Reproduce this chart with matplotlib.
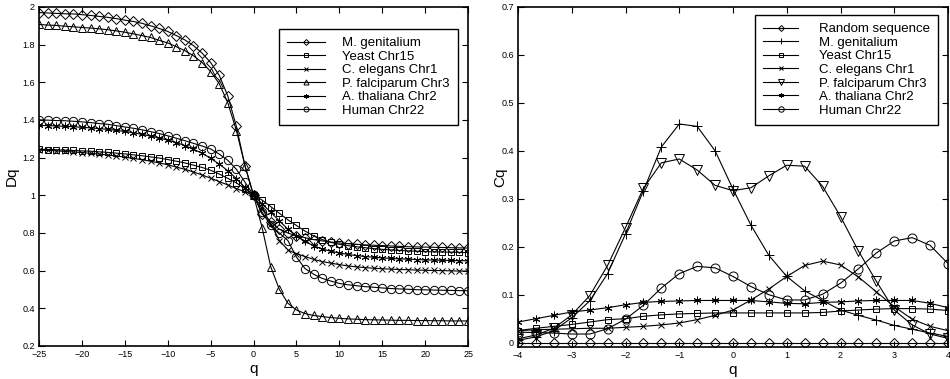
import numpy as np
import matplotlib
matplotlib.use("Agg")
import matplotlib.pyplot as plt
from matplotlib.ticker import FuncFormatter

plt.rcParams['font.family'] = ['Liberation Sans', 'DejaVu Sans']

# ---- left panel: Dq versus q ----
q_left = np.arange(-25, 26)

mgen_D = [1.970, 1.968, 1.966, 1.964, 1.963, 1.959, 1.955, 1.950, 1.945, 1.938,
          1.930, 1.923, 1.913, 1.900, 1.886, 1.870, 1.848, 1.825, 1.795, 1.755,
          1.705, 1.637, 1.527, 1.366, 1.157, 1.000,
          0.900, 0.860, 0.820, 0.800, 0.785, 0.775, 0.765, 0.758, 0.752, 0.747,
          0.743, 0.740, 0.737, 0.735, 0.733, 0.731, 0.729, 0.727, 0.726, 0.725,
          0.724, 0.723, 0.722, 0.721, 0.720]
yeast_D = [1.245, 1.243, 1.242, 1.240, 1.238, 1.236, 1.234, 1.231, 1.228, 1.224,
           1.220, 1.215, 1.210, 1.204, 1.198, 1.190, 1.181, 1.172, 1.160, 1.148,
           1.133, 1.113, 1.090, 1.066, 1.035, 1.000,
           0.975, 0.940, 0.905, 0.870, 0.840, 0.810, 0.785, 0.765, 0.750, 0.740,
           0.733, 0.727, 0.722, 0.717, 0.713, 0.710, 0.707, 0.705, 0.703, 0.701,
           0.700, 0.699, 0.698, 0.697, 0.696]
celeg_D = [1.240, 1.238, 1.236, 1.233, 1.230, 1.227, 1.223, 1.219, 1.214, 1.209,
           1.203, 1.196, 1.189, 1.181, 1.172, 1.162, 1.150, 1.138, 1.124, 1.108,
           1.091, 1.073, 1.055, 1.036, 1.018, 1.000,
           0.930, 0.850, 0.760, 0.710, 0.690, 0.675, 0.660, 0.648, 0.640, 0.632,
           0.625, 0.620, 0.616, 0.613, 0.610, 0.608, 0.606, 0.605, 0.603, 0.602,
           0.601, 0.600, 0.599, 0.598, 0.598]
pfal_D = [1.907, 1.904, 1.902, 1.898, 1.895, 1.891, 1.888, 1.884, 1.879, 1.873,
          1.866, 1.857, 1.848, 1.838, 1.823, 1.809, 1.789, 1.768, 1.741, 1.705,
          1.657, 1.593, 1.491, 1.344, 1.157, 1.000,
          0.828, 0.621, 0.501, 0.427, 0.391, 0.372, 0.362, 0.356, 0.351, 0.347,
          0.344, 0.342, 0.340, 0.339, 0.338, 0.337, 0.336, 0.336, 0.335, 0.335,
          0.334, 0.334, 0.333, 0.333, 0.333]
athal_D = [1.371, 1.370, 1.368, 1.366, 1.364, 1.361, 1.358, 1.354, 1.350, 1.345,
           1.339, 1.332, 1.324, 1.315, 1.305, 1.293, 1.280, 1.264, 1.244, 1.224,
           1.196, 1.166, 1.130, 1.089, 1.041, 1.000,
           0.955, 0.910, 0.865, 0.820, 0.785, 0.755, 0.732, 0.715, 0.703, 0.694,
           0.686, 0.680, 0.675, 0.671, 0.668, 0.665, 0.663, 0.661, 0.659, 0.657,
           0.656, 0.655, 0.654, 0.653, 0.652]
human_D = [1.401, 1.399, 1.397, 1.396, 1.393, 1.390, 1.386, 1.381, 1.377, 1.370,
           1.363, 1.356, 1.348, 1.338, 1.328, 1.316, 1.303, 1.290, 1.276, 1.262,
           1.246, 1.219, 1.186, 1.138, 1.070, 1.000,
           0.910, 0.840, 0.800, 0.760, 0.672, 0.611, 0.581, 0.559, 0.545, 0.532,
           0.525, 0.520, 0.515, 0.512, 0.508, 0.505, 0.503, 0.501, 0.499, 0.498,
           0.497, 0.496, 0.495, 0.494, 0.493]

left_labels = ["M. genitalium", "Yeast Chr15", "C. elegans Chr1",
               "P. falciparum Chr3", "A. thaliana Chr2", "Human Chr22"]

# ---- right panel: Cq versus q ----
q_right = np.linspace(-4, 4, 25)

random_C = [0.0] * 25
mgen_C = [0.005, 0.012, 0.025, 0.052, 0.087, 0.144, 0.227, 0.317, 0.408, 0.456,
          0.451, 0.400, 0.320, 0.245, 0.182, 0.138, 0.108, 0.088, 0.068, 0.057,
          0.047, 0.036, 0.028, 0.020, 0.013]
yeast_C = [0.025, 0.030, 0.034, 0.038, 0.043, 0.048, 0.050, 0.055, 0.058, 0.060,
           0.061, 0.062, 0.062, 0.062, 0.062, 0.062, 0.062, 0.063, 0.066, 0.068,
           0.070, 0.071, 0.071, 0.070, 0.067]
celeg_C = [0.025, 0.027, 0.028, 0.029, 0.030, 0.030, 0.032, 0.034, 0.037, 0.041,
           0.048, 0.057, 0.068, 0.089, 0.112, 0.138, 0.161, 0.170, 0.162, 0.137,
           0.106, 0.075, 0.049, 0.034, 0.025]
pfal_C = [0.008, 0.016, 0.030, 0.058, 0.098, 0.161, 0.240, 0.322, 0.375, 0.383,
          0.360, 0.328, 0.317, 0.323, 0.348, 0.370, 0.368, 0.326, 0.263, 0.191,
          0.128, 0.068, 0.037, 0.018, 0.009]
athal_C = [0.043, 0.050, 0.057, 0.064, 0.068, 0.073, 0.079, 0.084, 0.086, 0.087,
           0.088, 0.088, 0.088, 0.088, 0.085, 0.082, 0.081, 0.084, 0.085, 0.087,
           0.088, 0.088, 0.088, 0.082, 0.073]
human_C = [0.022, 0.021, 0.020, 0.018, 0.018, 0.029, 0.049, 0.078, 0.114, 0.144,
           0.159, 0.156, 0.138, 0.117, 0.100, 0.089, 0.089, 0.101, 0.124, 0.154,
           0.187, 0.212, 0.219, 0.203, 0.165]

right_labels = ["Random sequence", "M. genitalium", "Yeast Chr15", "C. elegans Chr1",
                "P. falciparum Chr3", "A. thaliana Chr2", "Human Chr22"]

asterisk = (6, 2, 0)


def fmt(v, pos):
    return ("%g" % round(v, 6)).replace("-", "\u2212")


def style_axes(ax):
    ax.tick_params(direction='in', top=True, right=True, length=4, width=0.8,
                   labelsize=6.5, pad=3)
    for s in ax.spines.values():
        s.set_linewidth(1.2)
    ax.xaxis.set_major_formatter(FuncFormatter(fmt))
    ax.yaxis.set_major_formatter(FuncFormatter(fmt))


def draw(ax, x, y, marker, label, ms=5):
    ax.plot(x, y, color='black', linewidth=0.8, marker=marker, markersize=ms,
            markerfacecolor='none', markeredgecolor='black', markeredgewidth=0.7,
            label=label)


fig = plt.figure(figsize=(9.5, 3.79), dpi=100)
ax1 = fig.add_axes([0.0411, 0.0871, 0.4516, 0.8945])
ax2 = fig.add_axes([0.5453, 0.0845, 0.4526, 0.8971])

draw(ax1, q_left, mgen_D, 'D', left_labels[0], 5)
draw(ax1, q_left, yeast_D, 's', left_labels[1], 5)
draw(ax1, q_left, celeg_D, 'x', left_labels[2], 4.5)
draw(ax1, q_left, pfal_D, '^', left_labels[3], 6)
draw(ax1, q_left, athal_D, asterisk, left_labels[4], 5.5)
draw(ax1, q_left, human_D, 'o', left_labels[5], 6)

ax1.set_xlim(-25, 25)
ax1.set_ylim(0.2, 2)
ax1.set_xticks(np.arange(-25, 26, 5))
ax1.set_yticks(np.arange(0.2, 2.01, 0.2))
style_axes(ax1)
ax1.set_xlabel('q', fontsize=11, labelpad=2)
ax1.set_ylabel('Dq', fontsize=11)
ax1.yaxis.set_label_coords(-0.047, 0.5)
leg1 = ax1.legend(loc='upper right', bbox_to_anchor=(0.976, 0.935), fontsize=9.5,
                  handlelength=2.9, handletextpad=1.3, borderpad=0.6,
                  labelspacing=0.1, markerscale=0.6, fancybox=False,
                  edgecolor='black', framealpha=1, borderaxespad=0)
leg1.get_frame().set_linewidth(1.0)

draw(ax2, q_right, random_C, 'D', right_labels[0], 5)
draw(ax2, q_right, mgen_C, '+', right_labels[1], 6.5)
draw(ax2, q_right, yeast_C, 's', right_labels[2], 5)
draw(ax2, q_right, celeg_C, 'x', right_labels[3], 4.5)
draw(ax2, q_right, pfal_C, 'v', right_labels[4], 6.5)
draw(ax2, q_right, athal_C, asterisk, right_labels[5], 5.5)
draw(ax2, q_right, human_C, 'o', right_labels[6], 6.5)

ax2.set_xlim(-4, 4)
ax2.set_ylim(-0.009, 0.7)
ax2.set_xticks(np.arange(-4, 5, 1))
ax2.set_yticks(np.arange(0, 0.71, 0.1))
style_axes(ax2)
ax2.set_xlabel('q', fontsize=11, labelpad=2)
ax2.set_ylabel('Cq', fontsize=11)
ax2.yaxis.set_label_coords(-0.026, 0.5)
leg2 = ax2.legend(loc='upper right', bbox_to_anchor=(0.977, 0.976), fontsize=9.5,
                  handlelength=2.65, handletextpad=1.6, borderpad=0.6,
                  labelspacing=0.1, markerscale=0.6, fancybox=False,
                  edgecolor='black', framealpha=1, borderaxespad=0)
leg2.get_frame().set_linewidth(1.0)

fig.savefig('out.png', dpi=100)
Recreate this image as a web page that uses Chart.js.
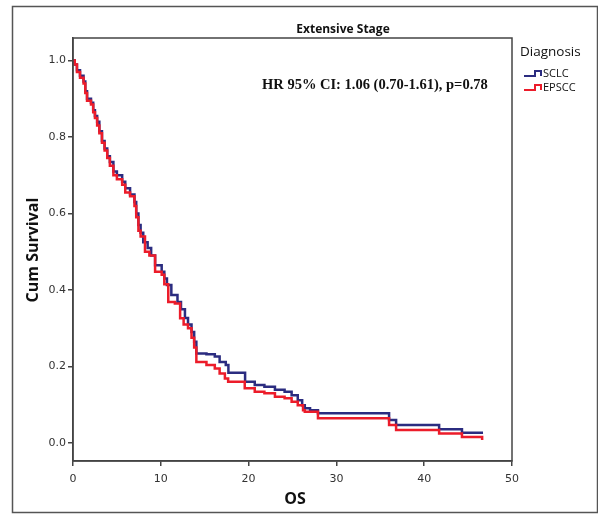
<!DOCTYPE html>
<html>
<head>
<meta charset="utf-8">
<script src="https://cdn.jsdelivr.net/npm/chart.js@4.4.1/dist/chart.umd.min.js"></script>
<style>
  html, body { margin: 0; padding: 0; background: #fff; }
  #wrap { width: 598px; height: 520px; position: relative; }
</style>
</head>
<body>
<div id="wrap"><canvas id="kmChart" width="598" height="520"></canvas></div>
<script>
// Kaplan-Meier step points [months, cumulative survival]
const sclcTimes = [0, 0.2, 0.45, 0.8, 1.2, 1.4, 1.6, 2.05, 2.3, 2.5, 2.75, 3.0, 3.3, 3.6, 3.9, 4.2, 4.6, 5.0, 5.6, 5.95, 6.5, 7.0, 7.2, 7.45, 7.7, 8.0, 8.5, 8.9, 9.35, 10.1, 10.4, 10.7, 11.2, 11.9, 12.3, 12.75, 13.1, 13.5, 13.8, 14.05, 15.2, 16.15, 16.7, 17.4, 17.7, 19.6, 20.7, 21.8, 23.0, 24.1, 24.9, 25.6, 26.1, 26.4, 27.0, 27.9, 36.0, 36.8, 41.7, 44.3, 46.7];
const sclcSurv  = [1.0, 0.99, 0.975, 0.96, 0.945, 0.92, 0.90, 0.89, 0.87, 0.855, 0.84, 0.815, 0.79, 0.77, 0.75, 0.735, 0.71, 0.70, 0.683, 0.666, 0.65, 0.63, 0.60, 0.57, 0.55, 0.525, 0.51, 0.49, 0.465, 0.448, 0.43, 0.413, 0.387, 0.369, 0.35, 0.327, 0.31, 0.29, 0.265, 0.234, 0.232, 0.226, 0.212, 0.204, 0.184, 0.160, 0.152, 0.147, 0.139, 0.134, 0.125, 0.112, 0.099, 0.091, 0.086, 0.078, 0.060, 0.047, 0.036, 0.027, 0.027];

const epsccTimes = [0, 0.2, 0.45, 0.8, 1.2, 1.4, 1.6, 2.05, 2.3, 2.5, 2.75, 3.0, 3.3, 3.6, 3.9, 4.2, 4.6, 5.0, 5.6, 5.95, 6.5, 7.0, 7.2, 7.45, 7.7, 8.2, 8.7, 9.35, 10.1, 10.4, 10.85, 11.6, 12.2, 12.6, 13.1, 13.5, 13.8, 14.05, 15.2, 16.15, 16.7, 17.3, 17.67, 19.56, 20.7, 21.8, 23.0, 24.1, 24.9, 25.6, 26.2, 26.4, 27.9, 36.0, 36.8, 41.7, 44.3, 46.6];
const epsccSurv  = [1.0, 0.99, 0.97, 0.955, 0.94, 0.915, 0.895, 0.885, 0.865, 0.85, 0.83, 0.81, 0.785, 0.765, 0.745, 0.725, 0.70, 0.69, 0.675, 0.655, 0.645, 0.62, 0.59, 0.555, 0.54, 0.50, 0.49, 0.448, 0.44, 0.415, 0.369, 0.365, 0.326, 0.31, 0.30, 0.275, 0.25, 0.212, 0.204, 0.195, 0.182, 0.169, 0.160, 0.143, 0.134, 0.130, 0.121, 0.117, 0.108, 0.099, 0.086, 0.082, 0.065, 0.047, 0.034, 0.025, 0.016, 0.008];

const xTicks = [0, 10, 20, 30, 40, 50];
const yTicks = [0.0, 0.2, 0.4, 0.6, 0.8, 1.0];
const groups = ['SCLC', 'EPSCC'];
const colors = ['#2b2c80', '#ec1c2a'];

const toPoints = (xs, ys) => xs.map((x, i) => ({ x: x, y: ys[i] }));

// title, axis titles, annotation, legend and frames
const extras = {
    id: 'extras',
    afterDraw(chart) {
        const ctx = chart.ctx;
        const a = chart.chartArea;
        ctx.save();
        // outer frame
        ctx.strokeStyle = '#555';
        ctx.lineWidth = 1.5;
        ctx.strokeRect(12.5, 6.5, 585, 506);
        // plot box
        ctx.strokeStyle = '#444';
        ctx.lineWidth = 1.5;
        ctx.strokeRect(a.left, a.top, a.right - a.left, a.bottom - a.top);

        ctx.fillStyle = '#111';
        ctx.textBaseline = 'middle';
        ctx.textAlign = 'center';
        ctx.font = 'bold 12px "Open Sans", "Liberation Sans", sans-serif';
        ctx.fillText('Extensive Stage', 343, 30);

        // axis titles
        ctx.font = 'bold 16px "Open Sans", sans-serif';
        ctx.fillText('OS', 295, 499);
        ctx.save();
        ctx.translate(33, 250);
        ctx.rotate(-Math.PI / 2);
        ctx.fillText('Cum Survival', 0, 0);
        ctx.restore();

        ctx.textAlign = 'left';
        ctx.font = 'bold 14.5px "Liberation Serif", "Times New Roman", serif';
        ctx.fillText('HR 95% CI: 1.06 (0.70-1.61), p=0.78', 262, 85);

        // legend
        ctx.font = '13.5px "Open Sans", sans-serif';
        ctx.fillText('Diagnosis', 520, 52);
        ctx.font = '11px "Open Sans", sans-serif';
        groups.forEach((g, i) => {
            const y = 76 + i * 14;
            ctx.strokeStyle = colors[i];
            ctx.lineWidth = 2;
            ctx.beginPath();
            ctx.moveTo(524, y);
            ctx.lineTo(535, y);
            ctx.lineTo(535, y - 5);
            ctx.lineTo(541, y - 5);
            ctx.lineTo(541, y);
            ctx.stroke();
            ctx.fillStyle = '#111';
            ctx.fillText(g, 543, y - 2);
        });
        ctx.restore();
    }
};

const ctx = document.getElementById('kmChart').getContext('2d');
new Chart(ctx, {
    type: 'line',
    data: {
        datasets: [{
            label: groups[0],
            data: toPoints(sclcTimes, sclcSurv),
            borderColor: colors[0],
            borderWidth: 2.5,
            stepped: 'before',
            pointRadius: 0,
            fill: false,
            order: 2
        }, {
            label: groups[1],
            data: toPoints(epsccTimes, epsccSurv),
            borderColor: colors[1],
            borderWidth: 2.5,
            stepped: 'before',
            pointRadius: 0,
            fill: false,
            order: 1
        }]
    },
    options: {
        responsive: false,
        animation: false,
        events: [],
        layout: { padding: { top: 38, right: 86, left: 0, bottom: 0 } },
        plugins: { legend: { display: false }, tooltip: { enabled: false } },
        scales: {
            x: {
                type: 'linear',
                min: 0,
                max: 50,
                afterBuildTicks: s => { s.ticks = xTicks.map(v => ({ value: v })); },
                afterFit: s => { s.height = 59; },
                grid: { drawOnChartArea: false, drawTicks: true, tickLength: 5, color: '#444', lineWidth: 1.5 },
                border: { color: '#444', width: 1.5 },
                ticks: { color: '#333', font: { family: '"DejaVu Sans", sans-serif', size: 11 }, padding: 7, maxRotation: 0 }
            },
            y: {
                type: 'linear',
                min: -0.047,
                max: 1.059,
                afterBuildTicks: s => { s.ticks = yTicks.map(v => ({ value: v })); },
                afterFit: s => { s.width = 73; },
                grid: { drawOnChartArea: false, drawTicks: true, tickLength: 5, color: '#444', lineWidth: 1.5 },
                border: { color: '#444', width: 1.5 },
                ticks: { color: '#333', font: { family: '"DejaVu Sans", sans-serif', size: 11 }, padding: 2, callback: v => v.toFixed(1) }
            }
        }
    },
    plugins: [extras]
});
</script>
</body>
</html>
..........
■ Directions
The lines from the top of the data above through the one holding "q_left = np.arange(-25, 26)" are to be repeated exactly, and only those, with no pictures.

■ Response to the task
Reproduce this chart with matplotlib.
import numpy as np
import matplotlib
matplotlib.use("Agg")
import matplotlib.pyplot as plt
from matplotlib.ticker import FuncFormatter

plt.rcParams['font.family'] = ['Liberation Sans', 'DejaVu Sans']

# ---- left panel: Dq versus q ----
q_left = np.arange(-25, 26)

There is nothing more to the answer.